To produce this storyline, a very complicated map must have been created, linking the huge cast of characters in a meaningful way before the story was written. All of their characteristics and thus their star signs needed to be well organised as this book is all about astrology. A role was also created for a scruffy, one-eyed street dog called Brown Houdini-Malarky.
One characteristic of this author’s writing which I found annoying was the constant argumentative dialogue between Justine and her brain (conscience) when she is constantly compelled to correct grammar on signs and when she undertakes her manipulation of the magazine’s horoscope.
Danielle Wood, a versatile wordsmith and award winner for her work, from Tasmania, has previously written well-received novels and short story collections for adults and children. This book, the first under the name Darke, was written for a bit of a romp – to amuse herself and to entertain us. I believe this story does entertain, and would make a wonderful film for the pre-Christmas market.

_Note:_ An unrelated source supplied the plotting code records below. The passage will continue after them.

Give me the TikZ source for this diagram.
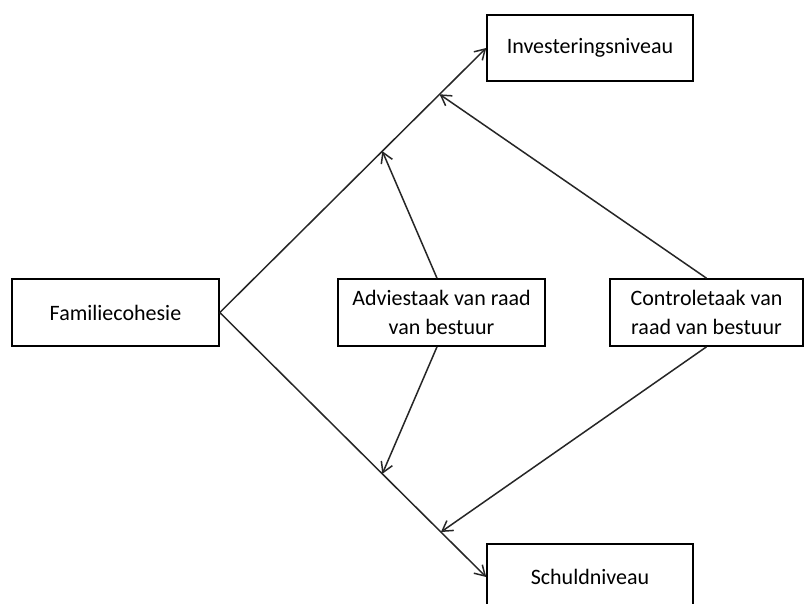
\documentclass[tikz,border=0pt]{standalone}
\usepackage{fontspec}
\setmainfont{Carlito}
\usetikzlibrary{arrows.meta,calc}
\begin{document}
\begin{tikzpicture}[x=1pt,y=1pt,
  box/.style={draw=black,line width=1.6pt,fill=white,inner sep=0pt,align=center,
    font=\fontsize{22pt}{29pt}\selectfont},
  link/.style={draw=black!85,line width=1.5pt,-{Straight Barb[length=10pt,width=12pt,line width=1.5pt]}}]
\useasboundingbox (0,0) rectangle (805,-603);
\clip (0,0) rectangle (805,-603);
\fill[white] (0,0) rectangle (805,-603);
\node[box,minimum width=206,minimum height=66] (inv) at (590,-48) {Investeringsniveau};
\node[box,minimum width=207,minimum height=67] (fam) at (115.5,-312.5) {Familiecohesie};
\node[box,minimum width=207,minimum height=67] (adv) at (441.5,-312.5) {Adviestaak van raad\\van bestuur};
\node[box,minimum width=193,minimum height=67] (con) at (706.5,-312.5) {Controletaak van\\raad van bestuur};
\node[box,minimum width=206,minimum height=66] (sch) at (590,-577) {Schuldniveau};
\coordinate (p1) at ($(fam.east)!0.61!(inv.west)$);
\coordinate (p2) at ($(fam.east)!0.825!(inv.west)$);
\coordinate (q1) at ($(fam.east)!0.61!(sch.west)$);
\coordinate (q2) at ($(fam.east)!0.83!(sch.west)$);
\draw[link] (fam.east) -- (inv.west);
\draw[link] (fam.east) -- (sch.west);
\draw[link] ([xshift=-4.5pt]adv.north) -- (p1);
\draw[link] ([xshift=-4.5pt]adv.south) -- (q1);
\draw[link] (con.north) -- (p2);
\draw[link] (con.south) -- (q2);
\end{tikzpicture}
\end{document}
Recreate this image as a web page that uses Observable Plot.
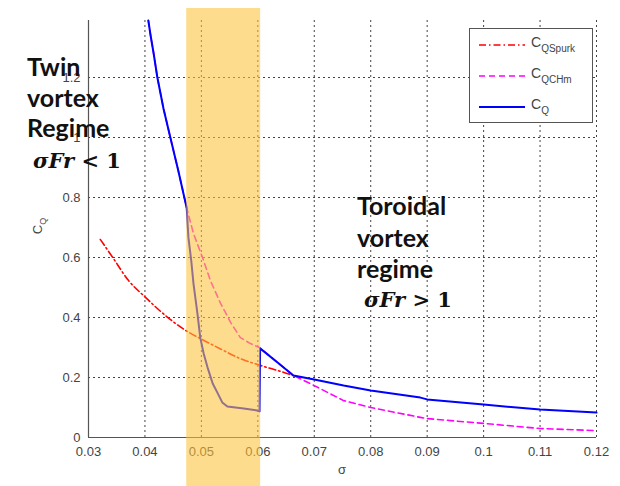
<!DOCTYPE html>
<html><head><meta charset="utf-8">
<script src="https://cdn.jsdelivr.net/npm/d3@7"></script>
<script src="https://cdn.jsdelivr.net/npm/@observablehq/plot@0.6"></script>
<style>
body{margin:0;background:#fff}
#chart{position:relative;width:620px;height:486px;overflow:hidden}
</style>
</head><body><div id="chart"></div>
<script>
// ---- data ----
const xTicks = [0.03,0.04,0.05,0.06,0.07,0.08,0.09,0.1,0.11,0.12];
const yTicks = [0,0.2,0.4,0.6,0.8,1,1.2];

const sigmaQ = [0.0406,0.041,0.0415,0.0422,0.0433,0.0445,0.0459,0.0474,0.0477,0.0482,0.0486,0.0493,0.0498,0.0504,0.0511,0.052,0.0529,0.0537,0.0546,0.0575,0.0599,0.0603,0.0604,0.0635,0.0663,0.07,0.0752,0.08,0.0888,0.09,0.1,0.11,0.12];
const valueQ = [1.39,1.34,1.285,1.2,1.095,1.0,0.89,0.765,0.667,0.59,0.513,0.413,0.333,0.28,0.233,0.18,0.147,0.117,0.103,0.097,0.09,0.087,0.297,0.25,0.207,0.193,0.173,0.157,0.133,0.127,0.11,0.093,0.083];

const sigmaCHm = [0.0406,0.041,0.0415,0.0422,0.0433,0.0445,0.0459,0.0474,0.0486,0.0502,0.0516,0.0534,0.0552,0.0569,0.0587,0.0603,0.0635,0.0663,0.07,0.0752,0.08,0.0888,0.09,0.1,0.11,0.12];
const valueCHm = [1.39,1.34,1.285,1.2,1.095,1.0,0.89,0.765,0.68,0.6,0.523,0.447,0.383,0.333,0.313,0.3,0.25,0.207,0.173,0.123,0.1,0.067,0.063,0.047,0.03,0.023];

const sigmaSpurk = [0.0321,0.0343,0.0371,0.0401,0.0436,0.0472,0.0498,0.0534,0.0569,0.0605,0.0646,0.0665];
const valueSpurk = [0.66,0.6,0.523,0.467,0.407,0.357,0.33,0.295,0.263,0.24,0.217,0.205];

const shadeBand = [0.0474, 0.0605];

const seriesNames = [["C","QSpurk"],["C","QCHm"],["C","Q"]];
const seriesColors = ["#ff0000","#ff00ff","#0000ff"];
const seriesDash = ["7,3,1.5,3","6,4",null];

const toRows = (xs, ys) => xs.map((x,i)=>({x, y: ys[i]}));
const rowsQ = toRows(sigmaQ, valueQ);
const rowsCHm = toRows(sigmaCHm, valueCHm);
const rowsSpurk = toRows(sigmaSpurk, valueSpurk);

const gridStyle = {stroke:"#444", strokeDasharray:"2,3", strokeWidth:1};

const plot = Plot.plot({
  width:620, height:486,
  marginLeft:88, marginRight:24, marginTop:20, marginBottom:49,
  style:{fontFamily:"'Liberation Sans', Arial, sans-serif", fontSize:"13px", color:"#444", background:"white", overflow:"visible"},
  x:{domain:[0.03,0.12]},
  y:{domain:[0,1.39]},
  marks:[
    Plot.ruleX(xTicks.slice(1), {...gridStyle}),
    Plot.ruleY(yTicks.slice(1), {...gridStyle}),
    Plot.axisX({ticks:xTicks, tickSize:0, tickPadding:9, tickFormat:d=>String(d), label:null, fontSize:13}),
    Plot.axisY({ticks:yTicks, tickSize:0, tickPadding:8, tickFormat:d=>String(d), label:null, fontSize:13}),
    Plot.ruleX([0.03], {stroke:"#555", strokeWidth:1.2}),
    Plot.ruleY([0], {stroke:"#555", strokeWidth:1.2}),
    Plot.line(rowsSpurk, {x:"x", y:"y", stroke:seriesColors[0], strokeWidth:1.6, strokeDasharray:seriesDash[0], curve:"monotone-x"}),
    Plot.line(rowsCHm, {x:"x", y:"y", stroke:seriesColors[1], strokeWidth:1.6, strokeDasharray:seriesDash[1]}),
    Plot.line(rowsQ, {x:"x", y:"y", stroke:seriesColors[2], strokeWidth:2}),
    Plot.rect([shadeBand], {x1:d=>d[0], x2:d=>d[1], y1:-0.17, y2:1.43, fill:"#fdc23a", fillOpacity:0.58})
  ]
});
document.getElementById("chart").appendChild(plot);

const svg = d3.select(plot);
const sans = "'Liberation Sans', Arial, sans-serif";

// y-axis label C_Q
const yl = svg.append("text")
  .attr("transform","translate(42,226) rotate(-90)")
  .attr("text-anchor","middle")
  .attr("fill","#444")
  .style("font-family",sans)
  .style("font-size","13px");
yl.append("tspan").text("C");
yl.append("tspan").attr("dy","4").style("font-size","9px").text("Q");

// x-axis label sigma
svg.append("text").attr("x",342).attr("y",474).attr("text-anchor","middle")
  .attr("fill","#444").style("font-family",sans)
  .style("font-size","13px").text("σ");

// legend
const lg = svg.append("g").attr("text-anchor","start");
lg.append("rect").attr("x",469.5).attr("y",28.5).attr("width",123).attr("height",94)
  .attr("fill","white").attr("stroke","#555").attr("stroke-width",1);
seriesNames.forEach((nm,i)=>{
  const yy = 45 + i*31;
  lg.append("line").attr("x1",479).attr("x2",525).attr("y1",yy).attr("y2",yy)
    .attr("stroke",seriesColors[i]).attr("stroke-width",i===2?2:1.6)
    .attr("stroke-dasharray",seriesDash[i]);
  const t = lg.append("text").attr("x",531).attr("y",yy+2).attr("fill","#444")
    .attr("text-anchor","start")
    .style("font-family",sans).style("font-size","14px");
  t.append("tspan").text(nm[0]);
  t.append("tspan").attr("dy","5").style("font-size","10px").text(nm[1]);
});

// annotations
function block(x, ys, lines, mathX, mathY, mathA, mathB){
  const g = svg.append("g").attr("text-anchor","start");
  lines.forEach((s,i)=>{
    g.append("text").attr("x",x).attr("y",ys[i]).attr("fill","#111")
      .attr("text-anchor","start")
      .style("font-family","Lato, 'Open Sans', sans-serif").style("font-weight","bold")
      .style("font-size","25px").text(s);
  });
  const m = g.append("text").attr("x",mathX).attr("y",mathY).attr("fill","#111")
    .attr("text-anchor","start")
    .style("font-family","'DejaVu Serif', serif").style("font-weight","bold").style("font-size","21px");
  m.append("tspan").style("font-style","italic").text(mathA);
  m.append("tspan").text(mathB);
}
block(27,[76,107,137],["Twin","vortex","Regime"],33,168,"σFr"," < 1");
block(357,[215,247,278],["Toroidal","vortex","regime"],364,307,"σFr"," > 1");
</script>
</body></html>
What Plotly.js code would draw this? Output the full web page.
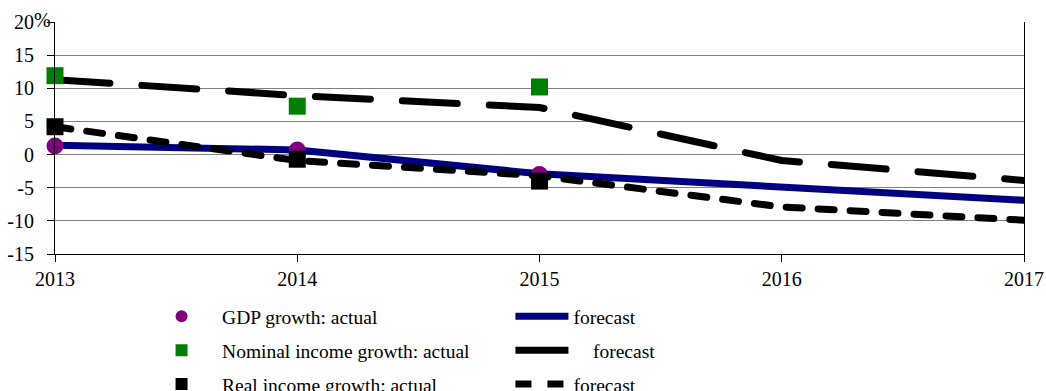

It has achieved success having sold world-wide and attracting attention from movie producers.
I found this book to be cleverly crafted, integrating information about astrology, Shakespeare’s work, human aspirations and showing how information can so easily be interpreted in so many different ways depending on human personality traits and the situation at the time.
I believe most people will enjoy this romantic comedy Star Crossed by Minnie Darke and I look forward to reading more of this author’s work.